- Instructions for the task
Would you transcribe the whole listing exactly, minus its pictures?

----------

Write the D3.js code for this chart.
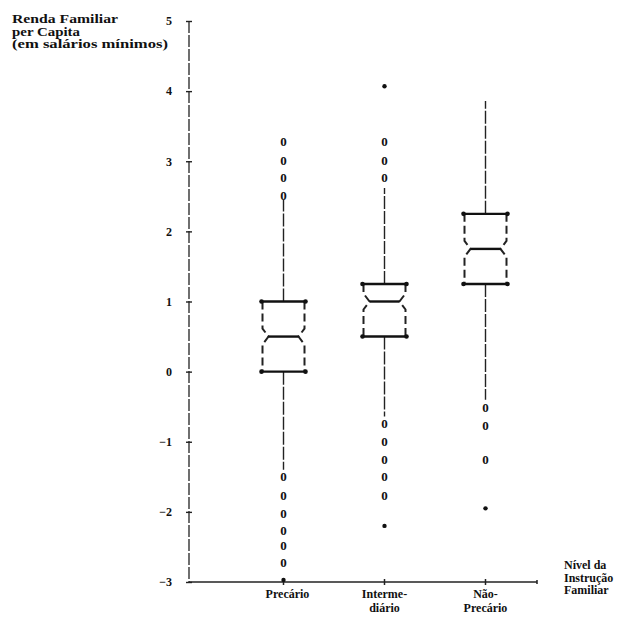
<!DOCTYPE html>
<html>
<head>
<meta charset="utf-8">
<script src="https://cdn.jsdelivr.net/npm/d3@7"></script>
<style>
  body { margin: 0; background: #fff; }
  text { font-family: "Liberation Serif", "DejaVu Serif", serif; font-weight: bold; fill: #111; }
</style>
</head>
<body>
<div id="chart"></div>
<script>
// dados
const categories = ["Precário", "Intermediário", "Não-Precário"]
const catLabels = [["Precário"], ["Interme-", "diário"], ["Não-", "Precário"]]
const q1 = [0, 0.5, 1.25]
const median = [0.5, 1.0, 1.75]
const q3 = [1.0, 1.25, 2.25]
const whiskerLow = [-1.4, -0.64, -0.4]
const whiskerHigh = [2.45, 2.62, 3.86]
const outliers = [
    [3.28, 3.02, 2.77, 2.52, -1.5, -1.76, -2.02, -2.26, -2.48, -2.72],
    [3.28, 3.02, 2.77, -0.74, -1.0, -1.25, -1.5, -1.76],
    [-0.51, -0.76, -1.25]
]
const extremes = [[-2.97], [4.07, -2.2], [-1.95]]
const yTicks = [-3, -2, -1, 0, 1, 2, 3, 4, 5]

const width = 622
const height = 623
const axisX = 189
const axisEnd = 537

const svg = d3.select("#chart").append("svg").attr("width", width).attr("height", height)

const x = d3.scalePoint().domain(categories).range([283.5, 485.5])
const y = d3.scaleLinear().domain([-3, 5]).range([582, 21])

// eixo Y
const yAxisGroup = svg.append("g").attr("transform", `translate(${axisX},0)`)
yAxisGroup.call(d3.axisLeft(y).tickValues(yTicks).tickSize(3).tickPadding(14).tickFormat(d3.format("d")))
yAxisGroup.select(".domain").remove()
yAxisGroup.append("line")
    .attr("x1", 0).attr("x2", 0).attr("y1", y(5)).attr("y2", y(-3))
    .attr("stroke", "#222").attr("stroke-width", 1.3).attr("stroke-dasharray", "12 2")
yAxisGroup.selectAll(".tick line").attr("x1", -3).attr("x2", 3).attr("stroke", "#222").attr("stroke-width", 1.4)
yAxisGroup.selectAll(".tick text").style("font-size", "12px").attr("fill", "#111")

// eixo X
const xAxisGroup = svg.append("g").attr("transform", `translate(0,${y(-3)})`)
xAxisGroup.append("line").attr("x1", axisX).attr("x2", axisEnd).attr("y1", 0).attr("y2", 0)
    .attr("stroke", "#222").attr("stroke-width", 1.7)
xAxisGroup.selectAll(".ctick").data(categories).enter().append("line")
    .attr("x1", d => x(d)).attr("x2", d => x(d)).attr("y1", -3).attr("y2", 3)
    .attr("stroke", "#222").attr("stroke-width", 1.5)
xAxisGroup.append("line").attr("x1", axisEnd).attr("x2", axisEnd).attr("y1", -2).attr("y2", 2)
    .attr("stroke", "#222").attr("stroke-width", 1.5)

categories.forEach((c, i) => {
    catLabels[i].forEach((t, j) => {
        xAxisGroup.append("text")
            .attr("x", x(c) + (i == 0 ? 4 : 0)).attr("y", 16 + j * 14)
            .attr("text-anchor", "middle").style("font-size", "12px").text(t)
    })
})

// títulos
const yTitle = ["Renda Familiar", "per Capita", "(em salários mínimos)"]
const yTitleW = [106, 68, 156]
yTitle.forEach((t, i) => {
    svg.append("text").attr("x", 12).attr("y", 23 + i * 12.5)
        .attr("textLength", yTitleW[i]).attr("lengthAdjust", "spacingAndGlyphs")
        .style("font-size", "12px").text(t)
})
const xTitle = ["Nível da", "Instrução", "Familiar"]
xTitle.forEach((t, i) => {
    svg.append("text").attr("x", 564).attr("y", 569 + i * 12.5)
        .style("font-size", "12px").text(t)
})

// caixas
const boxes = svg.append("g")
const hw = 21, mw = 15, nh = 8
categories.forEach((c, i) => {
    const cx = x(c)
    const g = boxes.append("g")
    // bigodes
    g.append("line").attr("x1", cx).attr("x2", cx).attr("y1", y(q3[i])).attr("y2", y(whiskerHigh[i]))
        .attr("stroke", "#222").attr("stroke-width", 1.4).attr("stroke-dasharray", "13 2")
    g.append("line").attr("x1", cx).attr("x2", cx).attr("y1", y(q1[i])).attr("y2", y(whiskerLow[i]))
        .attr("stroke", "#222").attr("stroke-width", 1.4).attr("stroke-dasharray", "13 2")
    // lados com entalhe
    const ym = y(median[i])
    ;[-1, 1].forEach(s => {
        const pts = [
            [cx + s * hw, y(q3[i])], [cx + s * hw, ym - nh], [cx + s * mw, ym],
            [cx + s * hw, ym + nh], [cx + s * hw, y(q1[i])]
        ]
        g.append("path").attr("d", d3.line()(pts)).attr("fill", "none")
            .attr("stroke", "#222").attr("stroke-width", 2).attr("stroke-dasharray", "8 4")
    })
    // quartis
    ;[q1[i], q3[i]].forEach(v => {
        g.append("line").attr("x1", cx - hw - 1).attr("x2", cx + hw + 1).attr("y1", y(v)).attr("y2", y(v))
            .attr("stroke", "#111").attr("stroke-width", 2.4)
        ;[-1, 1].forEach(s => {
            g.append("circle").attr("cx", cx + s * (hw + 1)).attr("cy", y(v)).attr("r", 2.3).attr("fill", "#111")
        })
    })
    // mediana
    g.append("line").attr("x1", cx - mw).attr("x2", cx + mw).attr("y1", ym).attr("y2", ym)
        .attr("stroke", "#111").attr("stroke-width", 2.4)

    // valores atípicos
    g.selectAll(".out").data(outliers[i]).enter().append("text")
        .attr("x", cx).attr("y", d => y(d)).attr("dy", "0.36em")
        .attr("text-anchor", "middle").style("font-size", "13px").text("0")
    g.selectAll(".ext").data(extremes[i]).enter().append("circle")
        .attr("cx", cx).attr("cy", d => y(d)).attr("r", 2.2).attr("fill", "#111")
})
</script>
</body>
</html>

----------

- Final answer
Write the D3.js code for this chart.
<!DOCTYPE html>
<html>
<head>
<meta charset="utf-8">
<script src="https://cdn.jsdelivr.net/npm/d3@7"></script>
<style>
  body { margin: 0; background: #fff; }
  text { font-family: "Liberation Serif", "DejaVu Serif", serif; font-weight: bold; fill: #111; }
</style>
</head>
<body>
<div id="chart"></div>
<script>
// dados
const categories = ["Precário", "Intermediário", "Não-Precário"]
const catLabels = [["Precário"], ["Interme-", "diário"], ["Não-", "Precário"]]
const q1 = [0, 0.5, 1.25]
const median = [0.5, 1.0, 1.75]
const q3 = [1.0, 1.25, 2.25]
const whiskerLow = [-1.4, -0.64, -0.4]
const whiskerHigh = [2.45, 2.62, 3.86]
const outliers = [
    [3.28, 3.02, 2.77, 2.52, -1.5, -1.76, -2.02, -2.26, -2.48, -2.72],
    [3.28, 3.02, 2.77, -0.74, -1.0, -1.25, -1.5, -1.76],
    [-0.51, -0.76, -1.25]
]
const extremes = [[-2.97], [4.07, -2.2], [-1.95]]
const yTicks = [-3, -2, -1, 0, 1, 2, 3, 4, 5]

const width = 622
const height = 623
const axisX = 189
const axisEnd = 537

const svg = d3.select("#chart").append("svg").attr("width", width).attr("height", height)

const x = d3.scalePoint().domain(categories).range([283.5, 485.5])
const y = d3.scaleLinear().domain([-3, 5]).range([582, 21])

// eixo Y
const yAxisGroup = svg.append("g").attr("transform", `translate(${axisX},0)`)
yAxisGroup.call(d3.axisLeft(y).tickValues(yTicks).tickSize(3).tickPadding(14).tickFormat(d3.format("d")))
yAxisGroup.select(".domain").remove()
yAxisGroup.append("line")
    .attr("x1", 0).attr("x2", 0).attr("y1", y(5)).attr("y2", y(-3))
    .attr("stroke", "#222").attr("stroke-width", 1.3).attr("stroke-dasharray", "12 2")
yAxisGroup.selectAll(".tick line").attr("x1", -3).attr("x2", 3).attr("stroke", "#222").attr("stroke-width", 1.4)
yAxisGroup.selectAll(".tick text").style("font-size", "12px").attr("fill", "#111")

// eixo X
const xAxisGroup = svg.append("g").attr("transform", `translate(0,${y(-3)})`)
xAxisGroup.append("line").attr("x1", axisX).attr("x2", axisEnd).attr("y1", 0).attr("y2", 0)
    .attr("stroke", "#222").attr("stroke-width", 1.7)
xAxisGroup.selectAll(".ctick").data(categories).enter().append("line")
    .attr("x1", d => x(d)).attr("x2", d => x(d)).attr("y1", -3).attr("y2", 3)
    .attr("stroke", "#222").attr("stroke-width", 1.5)
xAxisGroup.append("line").attr("x1", axisEnd).attr("x2", axisEnd).attr("y1", -2).attr("y2", 2)
    .attr("stroke", "#222").attr("stroke-width", 1.5)

categories.forEach((c, i) => {
    catLabels[i].forEach((t, j) => {
        xAxisGroup.append("text")
            .attr("x", x(c) + (i == 0 ? 4 : 0)).attr("y", 16 + j * 14)
            .attr("text-anchor", "middle").style("font-size", "12px").text(t)
    })
})

// títulos
const yTitle = ["Renda Familiar", "per Capita", "(em salários mínimos)"]
const yTitleW = [106, 68, 156]
yTitle.forEach((t, i) => {
    svg.append("text").attr("x", 12).attr("y", 23 + i * 12.5)
        .attr("textLength", yTitleW[i]).attr("lengthAdjust", "spacingAndGlyphs")
        .style("font-size", "12px").text(t)
})
const xTitle = ["Nível da", "Instrução", "Familiar"]
xTitle.forEach((t, i) => {
    svg.append("text").attr("x", 564).attr("y", 569 + i * 12.5)
        .style("font-size", "12px").text(t)
})

// caixas
const boxes = svg.append("g")
const hw = 21, mw = 15, nh = 8
categories.forEach((c, i) => {
    const cx = x(c)
    const g = boxes.append("g")
    // bigodes
    g.append("line").attr("x1", cx).attr("x2", cx).attr("y1", y(q3[i])).attr("y2", y(whiskerHigh[i]))
        .attr("stroke", "#222").attr("stroke-width", 1.4).attr("stroke-dasharray", "13 2")
    g.append("line").attr("x1", cx).attr("x2", cx).attr("y1", y(q1[i])).attr("y2", y(whiskerLow[i]))
        .attr("stroke", "#222").attr("stroke-width", 1.4).attr("stroke-dasharray", "13 2")
    // lados com entalhe
    const ym = y(median[i])
    ;[-1, 1].forEach(s => {
        const pts = [
            [cx + s * hw, y(q3[i])], [cx + s * hw, ym - nh], [cx + s * mw, ym],
            [cx + s * hw, ym + nh], [cx + s * hw, y(q1[i])]
        ]
        g.append("path").attr("d", d3.line()(pts)).attr("fill", "none")
            .attr("stroke", "#222").attr("stroke-width", 2).attr("stroke-dasharray", "8 4")
    })
    // quartis
    ;[q1[i], q3[i]].forEach(v => {
        g.append("line").attr("x1", cx - hw - 1).attr("x2", cx + hw + 1).attr("y1", y(v)).attr("y2", y(v))
            .attr("stroke", "#111").attr("stroke-width", 2.4)
        ;[-1, 1].forEach(s => {
            g.append("circle").attr("cx", cx + s * (hw + 1)).attr("cy", y(v)).attr("r", 2.3).attr("fill", "#111")
        })
    })
    // mediana
    g.append("line").attr("x1", cx - mw).attr("x2", cx + mw).attr("y1", ym).attr("y2", ym)
        .attr("stroke", "#111").attr("stroke-width", 2.4)

    // valores atípicos
    g.selectAll(".out").data(outliers[i]).enter().append("text")
        .attr("x", cx).attr("y", d => y(d)).attr("dy", "0.36em")
        .attr("text-anchor", "middle").style("font-size", "13px").text("0")
    g.selectAll(".ext").data(extremes[i]).enter().append("circle")
        .attr("cx", cx).attr("cy", d => y(d)).attr("r", 2.2).attr("fill", "#111")
})
</script>
</body>
</html>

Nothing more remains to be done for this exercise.